An upper bound on the silhouette evaluation metric for clustering

This paper derives for each data point a sharp upper bound on its silhouette width and aggregates these to obtain a canonical upper bound for the average silhouette width, thereby enhancing the interpretability of clustering quality evaluation by showing how close a given result is to the best possible outcome for that specific data.

Original authors: Hugo Sträng, Tai Dinh

Published 2026-03-23✓ Author reviewed
📖 4 min read☕ Coffee break read

This is an AI-generated explanation of the paper below. It is not written by the authors. For technical accuracy, refer to the original paper. Read full disclaimer

Imagine you are a teacher grading a class project. The students have been asked to sort a pile of mixed-up toys into groups (like "blocks," "cars," and "dolls").

To see how well they did, you use a standard grading scale from -1 to 1.

  • 1 means a perfect job: every toy is in the right group, and the groups are very distinct.
  • 0 means the student is just guessing; the toys are mixed up right on the edge between groups.
  • -1 means the student did it backwards; they put cars in the doll box and vice versa.

This is exactly how data scientists use a metric called the Silhouette Score to check if their computer algorithms are doing a good job at grouping data.

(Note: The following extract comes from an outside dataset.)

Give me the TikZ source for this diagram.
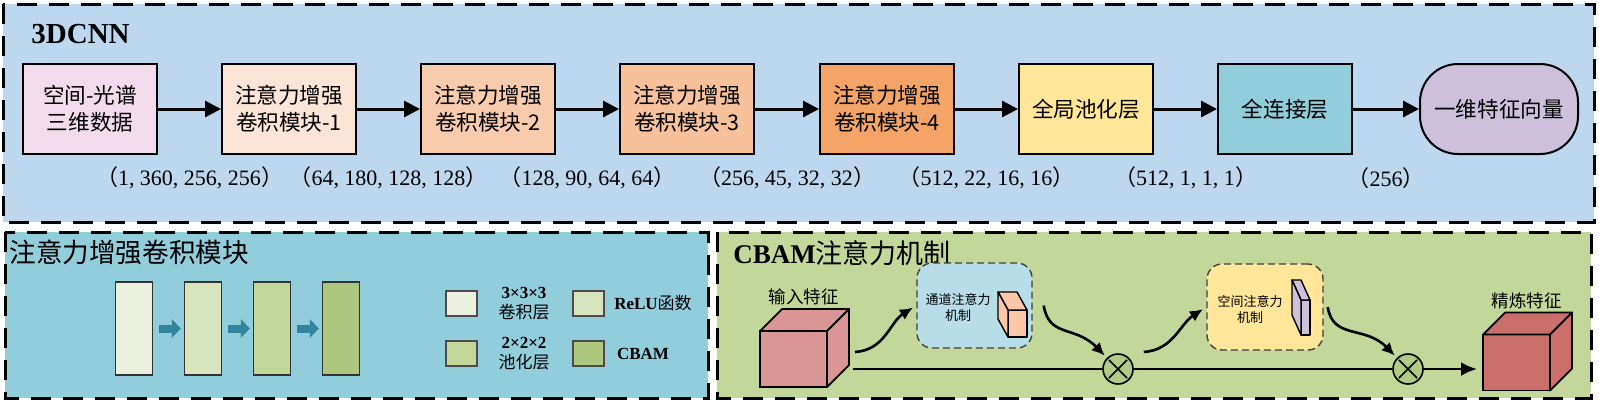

The Problem: The "Perfect 10" Myth

Here is the catch: In the real world, data is messy. Sometimes the "toys" are so similar that it's impossible to separate them perfectly, no matter how smart the student (or algorithm) is.

If a student gets a score of 0.3, you might think, "Wow, that's pretty bad! They should have gotten a 0.8!" But what if the pile of toys was just so jumbled that 0.3 was actually the best possible score anyone could ever get?

Currently, when we see a score of 0.3, we don't know if the algorithm is lazy or if the data is just impossible to sort. We are grading them against a theoretical "Perfect 1" that might be physically impossible to reach for that specific dataset.

The Solution: The "Ceiling"

This paper introduces a new tool: The Ceiling Calculator.

Instead of just saying, "Your score is 0.3 out of 1," the authors built a calculator that looks at the specific pile of toys (the data) and says:

"Based on how these toys are shaped and how close they are to each other, the absolute best anyone could possibly do is 0.35."

Now, the grading makes sense!

  • Old way: "You got 0.3. That's low." (Confusing: Is the student bad, or the task impossible?)
  • New way: "You got 0.3. The best possible score for this specific pile was 0.35. You are doing an amazing job! You are 95% of the way to perfection."

How It Works (The Analogy)

Imagine you are trying to arrange people in a room into groups based on how much they like pizza.

  1. The Standard Way: You ask, "How well are you grouped?" and get a score.
  2. The New Way: The authors look at the room first. They see that everyone is standing in a tight circle, and the "pizza lovers" are mixed right in with the "sushi lovers."
  3. The Calculation: They calculate that because the room is so crowded and the people are so close, even if you rearranged them perfectly, you could never get a separation score higher than 0.4.
  4. The Result: If your algorithm gets 0.38, you know you've found the "Gold Standard" for that specific room. You stop trying to tweak the algorithm because you know you can't do better.

Why This Matters

  • Saves Time: If you know the "ceiling" is low, you stop wasting hours trying to find a better algorithm. You realize the data itself is the problem, not your code.
  • Better Grading: It stops us from unfairly criticizing algorithms when the data is just too messy to be sorted cleanly.
  • The "Constrained" Version: The paper also mentions a "Constrained Ceiling." Imagine if you were told, "You must have at least 5 people in every group." The calculator then adjusts the ceiling to reflect that rule, giving you a fairer target.

The Catch (Limitations)

The authors are honest about the tool's limits:

  1. It's not magic: The calculator takes a while to run, especially if you have millions of data points (it's like trying to measure every single grain of sand on a beach).
  2. It's an estimate: Sometimes the "ceiling" it calculates is a bit higher than the actual best possible score, but it's always a safe upper limit.
  3. Not for everyone: If your data is already perfectly separated (like distinct islands), the ceiling will be 1, and the tool doesn't add much new info. It shines brightest when the data is messy and hard to sort.

The Bottom Line

This paper gives us a reality check. It tells us that in data science, "good enough" depends entirely on the specific problem you are solving. By calculating the "best possible score" for your specific data, it helps you decide if you are a genius who found the perfect solution, or if you are just fighting a losing battle against messy data.